T.L.: Stavo scrivendo sul mio scorso lavoro e continuavo a inciampare su alcune parole. Così ho incominciato a costruire una dichiarazione socio-politica per aforismi, che in seguito è diventata la base linguistica e formale su cui ha preso vita un intero ciclo di opere. I disegni testuali al Museo Marino Marini sono opere recenti che provengono da questo progetto, avviato cinque anni fa. (rage, 20)
M.C.: Non c’è molto su cui discutere. Cosa è questa dichiarazione? (scored e mood, 29).
T.L.: La dichiarazione è “Persone… [revisione]…. persone”. Si tratta di una frase corretta dal punto di vista grammaticale.

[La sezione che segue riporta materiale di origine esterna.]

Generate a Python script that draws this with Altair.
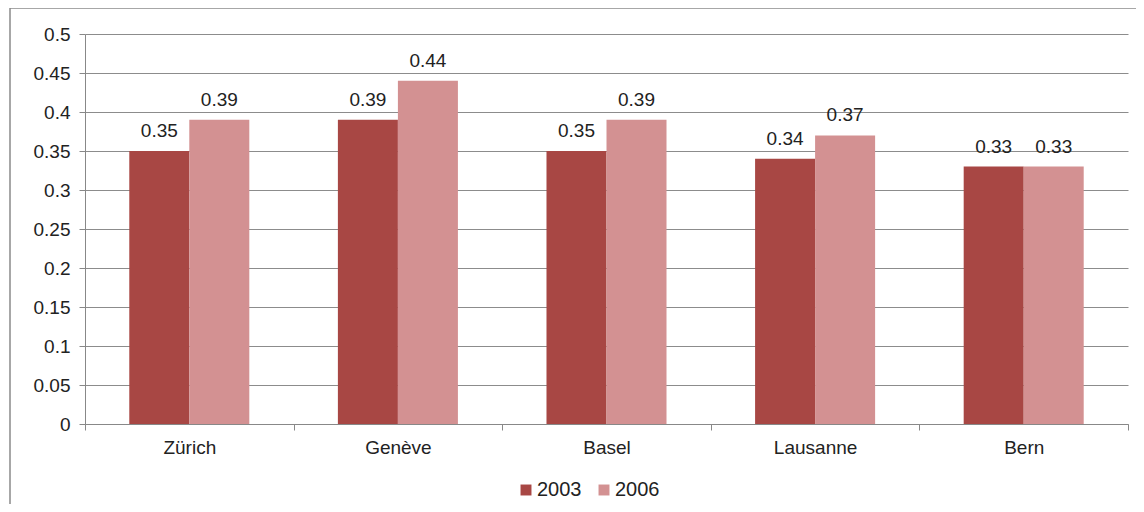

Sono circa sessanta caratteri, disposti in cinque linee di testo, che occupano tavole di 84 pollici per 60. Le lettere sono selezionate a seconda della mia sensibilità. Ad esempio, se sono interessato a spingere il linguaggio alla sua origine, arrivando alla mera percezione, uso allora un particolare gruppo di lettere per realizzare un disegno. Se invece ho intenzione di riferirmi al colore rosso, ai cittadini del Colorado, oppure alla controversa bevanda energizzante Four Loko, utilizzo un’altra combinazione di lettere che possano divenire parte integrante del disegno.

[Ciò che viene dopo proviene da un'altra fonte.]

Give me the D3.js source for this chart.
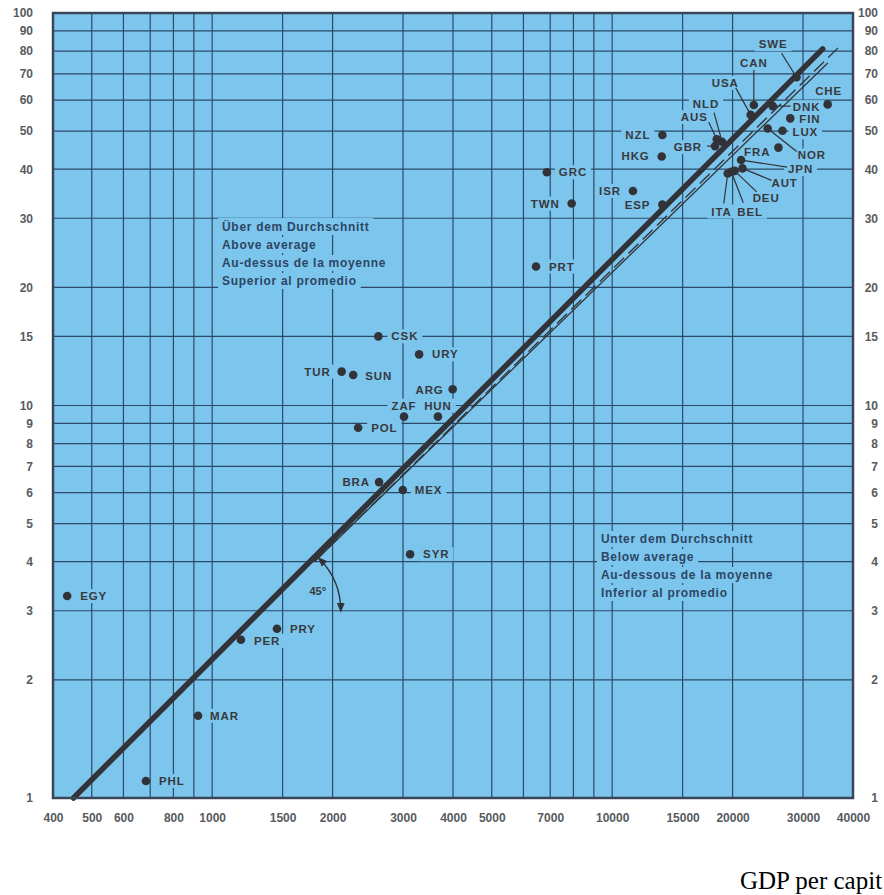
<!DOCTYPE html>
<html>
<head>
<meta charset="utf-8">
<script src="https://cdn.jsdelivr.net/npm/d3@7"></script>
<style>
  body { margin: 0; background: #ffffff; }
  svg { display: block; }
  .tick text { font-family: "Liberation Sans", Arial, sans-serif; font-weight: 700; font-size: 12px; fill: #575b60; }
</style>
</head>
<body>
<svg id="chart" width="884" height="895"></svg>
<script>
// Country codes with GDP per capita (x) and indicator value (y)
const countries = ["EGY","PHL","MAR","PER","PRY","SYR","BRA","MEX","POL","ZAF","HUN","ARG","TUR","SUN","CSK","URY",
  "PRT","GRC","TWN","ISR","ESP","HKG","NZL","GBR","AUS","NLD","USA","CAN","SWE","DNK","CHE","FIN","LUX","NOR","FRA",
  "JPN","AUT","DEU","BEL","ITA"];
const gdpPerCapita = [434, 683, 922, 1180, 1452, 3125, 2613, 2996, 2317, 3017, 3668, 3993, 2107, 2252, 2603, 3291,
  6452, 6865, 7920, 11270, 13350, 13300, 13350, 18080, 18260, 18820, 22200, 22600, 28900, 25200, 34570, 27870, 26650, 24480, 26040,
  21000, 21170, 20240, 19850, 19450];
const indicator = [3.27, 1.105, 1.62, 2.53, 2.70, 4.18, 6.38, 6.09, 8.78, 9.37, 9.37, 11.0, 12.2, 11.96, 15.0, 13.5,
  22.6, 39.3, 32.7, 35.2, 32.5, 43.1, 48.9, 45.8, 47.7, 47.0, 55.0, 58.3, 68.6, 57.9, 58.5, 53.9, 50.1, 50.8, 45.4,
  42.2, 40.2, 39.6, 39.4, 39.0];

// Reference lines (endpoints in data units)
const lineMain = [[450, 1], [33600, 81]];
const lineThin = [[1800, 4.0], [34600, 74.6]];
const lineDashed = [[1800, 4.0], [36700, 81.5]];

// Axis tick labels and grid values
const xTickValues = [400, 500, 600, 800, 1000, 1500, 2000, 3000, 4000, 5000, 7000, 10000, 15000, 20000, 30000, 40000];
const xGridValues = [500, 600, 700, 800, 900, 1000, 1500, 2000, 3000, 4000, 5000, 6000, 7000, 8000, 9000, 10000, 15000, 20000, 30000];
const yTickValues = [1, 2, 3, 4, 5, 6, 7, 8, 9, 10, 15, 20, 30, 40, 50, 60, 70, 80, 90, 100];
const yGridValues = [2, 3, 4, 5, 6, 7, 8, 9, 10, 15, 20, 30, 40, 50, 60, 70, 80, 90];

const aboveText = ["Über dem Durchschnitt", "Above average", "Au-dessus de la moyenne", "Superior al promedio"];
const belowText = ["Unter dem Durchschnitt", "Below average", "Au-dessous de la moyenne", "Inferior al promedio"];
const xCaption = "GDP per capit";

// Label placement: [dx, dy, anchor] relative to the point; optional leader end [lx, ly]
const labelLayout = {
  EGY: [13, 4, "start"], PHL: [13, 4, "start"], MAR: [12, 4, "start"], PER: [13, 5, "start"], PRY: [13, 4, "start"],
  SYR: [13, 4, "start"], BRA: [-9, 4, "end"], MEX: [12, 4, "start"], POL: [13, 4, "start"],
  ZAF: [0, -7, "middle"], HUN: [0, -7, "middle"], ARG: [-9, 5, "end"], TUR: [-11, 4, "end"], SUN: [12, 5, "start"],
  CSK: [13, 4, "start"], URY: [13, 4, "start"], PRT: [13, 4, "start"], GRC: [12, 4, "start"], TWN: [-12, 4, "end"],
  ISR: [-12, 4, "end"], ESP: [-12, 4, "end"], HKG: [-12, 4, "end"], NZL: [-12, 4, "end"],
  GBR: [-13, 5, "end", [-8, 0]],
  AUS: [-9, -18, "end", [-8, -17]],
  NLD: [-16, -34, "middle", [-8, -29]],
  USA: [-12, -28, "end", [-15, -27]],
  CAN: [0, -38, "middle", [0, -35]],
  SWE: [-9, -29, "end", [-15, -24]],
  DNK: [20, 5, "start", [18, 0]],
  CHE: [1, -9, "middle"],
  FIN: [9, 5, "start"], LUX: [10, 5.5, "start"],
  NOR: [30, 31, "start", [29, 23]],
  FRA: [-8, 8.5, "end"],
  JPN: [47, 13, "start", [46, 7]],
  AUT: [29, 19, "start", [29, 12]],
  DEU: [18, 31, "start", [22, 21]],
  BEL: [6, 44, "start", [12, 31]],
  ITA: [4, 42, "end", [-4, 30]]
};

const plot = { left: 53, right: 853, top: 13, bottom: 798 };
const bg = "#7cc5ec";
const gridColor = "#2c4a68";
const ink = "#323338";

const x = d3.scaleLog().domain([400, 40000]).range([plot.left, plot.right]);
const y = d3.scaleLog().domain([1, 100]).range([plot.bottom, plot.top]);

const svg = d3.select("#chart");

svg.append("rect")
  .attr("x", plot.left).attr("y", plot.top)
  .attr("width", plot.right - plot.left).attr("height", plot.bottom - plot.top)
  .attr("fill", bg);

// Grid
const grid = svg.append("g").attr("stroke", gridColor).attr("stroke-width", 1.2);
grid.selectAll("line.v").data(xGridValues).join("line")
  .attr("x1", d => x(d)).attr("x2", d => x(d))
  .attr("y1", plot.top).attr("y2", plot.bottom);
grid.selectAll("line.h").data(yGridValues).join("line")
  .attr("x1", plot.left).attr("x2", plot.right)
  .attr("y1", d => y(d)).attr("y2", d => y(d));

// Axes
const fmt = d3.format("d");
svg.append("g").attr("transform", `translate(0,${plot.bottom})`)
  .call(d3.axisBottom(x).tickValues(xTickValues).tickFormat(fmt).tickSize(0).tickPadding(15))
  .call(g => g.select(".domain").remove());
svg.append("g").attr("transform", `translate(${plot.left},0)`)
  .call(d3.axisLeft(y).tickValues(yTickValues).tickFormat(fmt).tickSize(0).tickPadding(20))
  .call(g => g.select(".domain").remove());
svg.append("g").attr("transform", `translate(${plot.right},0)`)
  .call(d3.axisRight(y).tickValues(yTickValues).tickFormat(fmt).tickSize(0))
  .call(g => g.select(".domain").remove())
  .call(g => g.selectAll("text").attr("text-anchor", "end").attr("x", 25));

// Text layers: knockout boxes go beneath the text
const knock = svg.append("g");
const textLayer = svg.append("g");

function addText(tx, ty, str, anchor, opts) {
  const t = textLayer.append("text")
    .attr("x", tx).attr("y", ty)
    .attr("text-anchor", anchor)
    .attr("font-family", "'Liberation Sans', Arial, sans-serif")
    .attr("font-weight", 700)
    .attr("font-size", opts.size)
    .attr("letter-spacing", opts.spacing)
    .attr("fill", opts.color)
    .text(str);
  const b = t.node().getBBox();
  knock.append("rect")
    .attr("x", b.x - 4).attr("y", b.y - 1)
    .attr("width", b.width + 8).attr("height", b.height + 2)
    .attr("fill", bg);
  return t;
}

const regionStyle = { size: 12, spacing: 0.7, color: "#2c4564" };
aboveText.forEach((s, i) => addText(222, 231 + i * 18, s, "start", regionStyle));
belowText.forEach((s, i) => addText(601, 543 + i * 18, s, "start", regionStyle));

const pts = countries.map((c, i) => ({ code: c, px: x(gdpPerCapita[i]), py: y(indicator[i]) }));
const labelStyle = { size: 11.5, spacing: 0.9, color: "#38393e" };
pts.forEach(p => {
  const L = labelLayout[p.code];
  addText(p.px + L[0], p.py + L[1], p.code, L[2], labelStyle);
});

// Leader lines
svg.append("g").attr("stroke", ink).attr("stroke-width", 1.2)
  .selectAll("line").data(pts.filter(p => labelLayout[p.code][3])).join("line")
  .attr("x1", p => p.px).attr("y1", p => p.py)
  .attr("x2", p => p.px + labelLayout[p.code][3][0])
  .attr("y2", p => p.py + labelLayout[p.code][3][1]);

// Reference lines
const lineGen = d3.line().x(d => x(d[0])).y(d => y(d[1]));
svg.append("path").datum(lineThin).attr("d", lineGen)
  .attr("fill", "none").attr("stroke", ink).attr("stroke-width", 1.3);
svg.append("path").datum(lineDashed).attr("d", lineGen)
  .attr("fill", "none").attr("stroke", ink).attr("stroke-width", 1.3).attr("stroke-dasharray", "14,6");
svg.append("path").datum(lineMain).attr("d", lineGen)
  .attr("fill", "none").attr("stroke", ink).attr("stroke-width", 5.5).attr("stroke-linecap", "round");

// 45 degree angle marker beside the main line
const defs = svg.append("defs");
defs.append("marker").attr("id", "arrow").attr("viewBox", "0 0 10 10")
  .attr("refX", 8).attr("refY", 5).attr("markerWidth", 7).attr("markerHeight", 7)
  .attr("orient", "auto-start-reverse")
  .append("path").attr("d", "M0,1 L10,5 L0,9 Z").attr("fill", ink);

const t0 = Math.log10(3 / lineMain[0][1]) / Math.log10(lineMain[1][1] / lineMain[0][1]);
const cx = x(lineMain[0][0] * Math.pow(lineMain[1][0] / lineMain[0][0], t0)) + 6;
const cy = y(3);
const r = 74;
const a0 = -Math.PI / 4;
const arcPath = `M${cx + r * Math.cos(a0)},${cy + r * Math.sin(a0)} A${r},${r} 0 0 1 ${cx + r},${cy}`;
svg.append("path").attr("d", arcPath).attr("fill", "none").attr("stroke", ink).attr("stroke-width", 1.4)
  .attr("marker-start", "url(#arrow)").attr("marker-end", "url(#arrow)");
svg.append("text").attr("x", cx + 51).attr("y", cy - 16).attr("text-anchor", "middle")
  .attr("font-family", "'Liberation Sans', Arial, sans-serif").attr("font-weight", 700)
  .attr("font-size", 11).attr("fill", "#38393e").text("45°");

// Dots
svg.append("g").attr("fill", ink).selectAll("circle").data(pts).join("circle")
  .attr("cx", p => p.px).attr("cy", p => p.py).attr("r", 4.3);

// Frame
svg.append("rect")
  .attr("x", plot.left).attr("y", plot.top)
  .attr("width", plot.right - plot.left).attr("height", plot.bottom - plot.top)
  .attr("fill", "none").attr("stroke", "#3a4658").attr("stroke-width", 2.5);

// Axis caption
svg.append("text").attr("x", 740).attr("y", 889)
  .attr("font-family", "'Liberation Serif', 'Times New Roman', serif")
  .attr("font-size", 25).attr("fill", "#000").text(xCaption);
</script>
</body>
</html>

A volte mi sorprendo a parlare di tutto ciò che mi viene in mente, forse per compensare il mio vocabolario ristretto. È come avere accesso a un terzo del dizionario, o a un quarto dell’alfabeto. Sento che oggi ci sia il disperato bisogno di parlare di odio, Pope.L, di amore, degli Oreo, di famiglia, della lista di verbi di Richard Serra, delle Pantere Nere, dello humor, Kid Cudi, dei Simpson, di te Maurizio, della morte, e di altre innumerevoli tematiche. (goo, 8)
M.C.: Perchè il mio nome è inserito tra i Simpson e la morte e, ancora più importante, come riesci a conciliare la serietà di un argomento come le Pantere Nere, con l’apparente giocosità e leggerezza del cibo spazzatura? (join, 22)

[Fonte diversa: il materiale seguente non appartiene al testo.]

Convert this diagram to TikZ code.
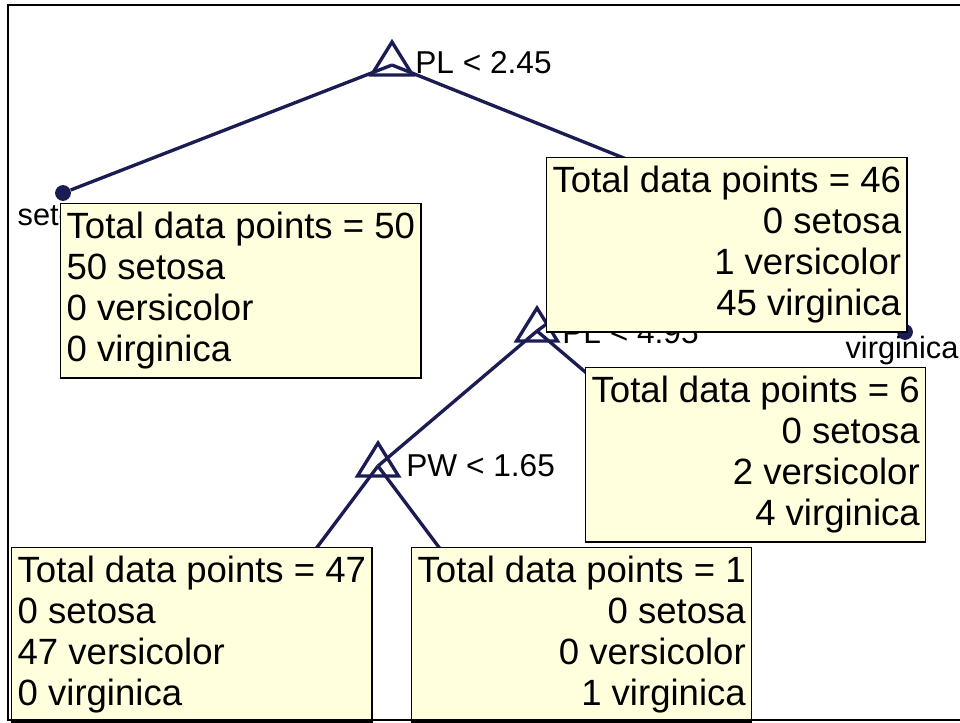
\documentclass[tikz,border=0pt]{standalone}
\usepackage{fontspec}
\setmainfont{Liberation Sans}
\usepackage{tikz}

\definecolor{treenavy}{RGB}{28,28,84}
\definecolor{tipyellow}{RGB}{255,255,222}

\tikzset{
	treeline/.style = {draw=treenavy, line width=1.9pt},
	splitlabel/.style = {anchor=west, inner sep=0pt, font=\fontsize{18}{20}\selectfont},
	leafdot/.style = {circle, fill=treenavy, inner sep=0pt, minimum size=9pt},
	leaflabel/.style = {anchor=base, inner sep=0pt, font=\fontsize{17.5}{20}\selectfont},
	infobox/.style = {draw=black, line width=0.8pt, fill=tipyellow, anchor=north west,
		inner xsep=3.4pt, inner ysep=5pt, font=\fontsize{20.8}{23.3}\selectfont}
}

% split marker: open triangle sitting on the junction point
\newcommand{\splitmark}[1]{%
	\draw[treeline, line join=miter] (#1) ++(0,-23) -- ++(-20.5,33) -- ++(41,0) -- cycle;}

\begin{document}
\begin{tikzpicture}[x=0.02cm, y=-0.02cm]

\useasboundingbox (0,0) rectangle (960,723);
\clip (0,0) rectangle (960,723);

% split points
\coordinate (pl245) at (392,65);
\coordinate (pw175) at (721,197);
\coordinate (pl495) at (537,331);
\coordinate (pw165) at (378,466);
\coordinate (plright) at (696,466);
\coordinate (pwleft) at (300,570);
\coordinate (pwright) at (456,570);

% leaves
\node[leafdot] (setosa) at (63,193) {};
\node[leafdot] (virginica) at (905,332) {};

% edges
\draw[treeline] (pl245) -- (setosa);
\draw[treeline] (pl245) -- (pw175);
\draw[treeline] (pw175) -- (pl495);
\draw[treeline] (pw175) -- (virginica);
\draw[treeline] (pl495) -- (pw165);
\draw[treeline] (pl495) -- (plright);
\draw[treeline] (pw165) -- (pwleft);
\draw[treeline] (pw165) -- (pwright);

\splitmark{pl245}
\splitmark{pl495}
\splitmark{pw165}

\node[splitlabel] (pl245lab) at (415,63) {PL < 2.45};
\node[splitlabel] (pl495lab) at (562,333) {PL < 4.95};
\node[splitlabel] (pw165lab) at (406,466) {PW < 1.65};

\node[leaflabel] (setosalab) at (63,225) {setosa};
\node[leaflabel] (virginicalab) at (902,358) {virginica};

% class counts
\node[infobox, align=left] (box50) at (60,203)
	{Total data points = 50\\50 setosa\\0 versicolor\\0 virginica};
\node[infobox, align=right] (box46) at (546,157)
	{Total data points = 46\\0 setosa\\1 versicolor\\45 virginica};
\node[infobox, align=right] (box6) at (585,367)
	{Total data points = 6\\0 setosa\\2 versicolor\\4 virginica};
\node[infobox, align=left] (box47) at (11,547)
	{Total data points = 47\\0 setosa\\47 versicolor\\0 virginica};
\node[infobox, align=right] (box1) at (411,547)
	{Total data points = 1\\0 setosa\\0 versicolor\\1 virginica};

% frame
\draw[line width=1.4pt] (8,5) rectangle (990,720);

\end{tikzpicture}
\end{document}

T.L.: Ti risponderei dicendo che tutti questi stimoli sono come una sorta di nutrimento per la mia arte: dalla storia della rivoluzione afroamericana al cibo spazzatura.
La serie di disegni in questione è incentrata sull’origine delle parole e su che cosa possa essere appreso a livello percettivo.
È molto simile a come ho imparato a conoscere alcuni aspetti di me stesso e del mondo circostante. Si tratta di un processo avviato in giovane età, in cui i pregiudizi sono andati a sommarsi a elementi più legati alla mia sensibilità. C’è un’innegabile proiezione di me stesso nelle mie opere. I soggetti di questo progetto hanno diversi livelli di significato. (goop e rap, 22)
M.C.: Posso capire. (Plinth, 28)
T.L.: Grazie a dio (Waxer, 42)
Punteggio aggiornato: Lewis 132 , Cattelan 125
M.C.: Parlando del pavimento dell’atelier ti sei soffermato sulla proprietà di trattenere il residuo ed afferrare ciò che è sfuggente, tipica di questa superficie. Potresti soffermarti sull’importanza che ha nel tuo lavoro? (za and zoned, 56)
T.L.: Il pavimento è uno degli elementi spaziali più potenti del mio atelier. È lì che l’opera viene realizzata e poi conservata, consentendomi di mantenere una sorta di controllo sull’opera d’arte. Tra l’altro, il pavimento è rimasto immutato anche durante la trasformazione del mio modo di operare, che in un primo tempo ho cercato di allontanare. L’atelier, da uno spazio sterile in cui venivano prodotti disegni immacolati, è divenuto un ambiente che oggi propone il rischio come un qualcosa di benefico e salvifico. (ah, xi, hi, 21).
M.C.: Allontanare? (ha, ag, 16).
T.L.: Ho iniziato a lavorare con la polvere di graffite durante i miei studi. La trasformazione dell’atelier è avvenuta allora, con un effetto immediato sui problemi pratici della mia formazione artistica.
Un giorno ho perso il controllo sulla polvere di graffite che, uscendo dallo studio, si è diffusa in tutto il quartiere. Qualche vicino è scivolato sulla fuliggine, mentre altri si sono lamentati riguardo la qualità dell’aria. Ho avuto un incontro con il dipartimento di pittura e il servizio parentale della scuola, che mi ha posto un veto sull’impiego del materiale in quel modo. Ho dovuto ripulire tutto ma, purtroppo, l’evento è accaduto altre due volte. Mi hanno allora invitato a firmare un contratto in cui mi si proibiva l’utilizzo di non più di quattro once di polvere di graffite per il resto del mio ultimo anno.
Capisco la necessità di imporre un limite, ma così facendo è andata a mancare la parte vitale dell’opera. È da allora che ho iniziato a interpretare il pavimento come piattaforma per il disegno. (joint, 12).
Punteggio Finale: Lewis 509, Cattelan 453.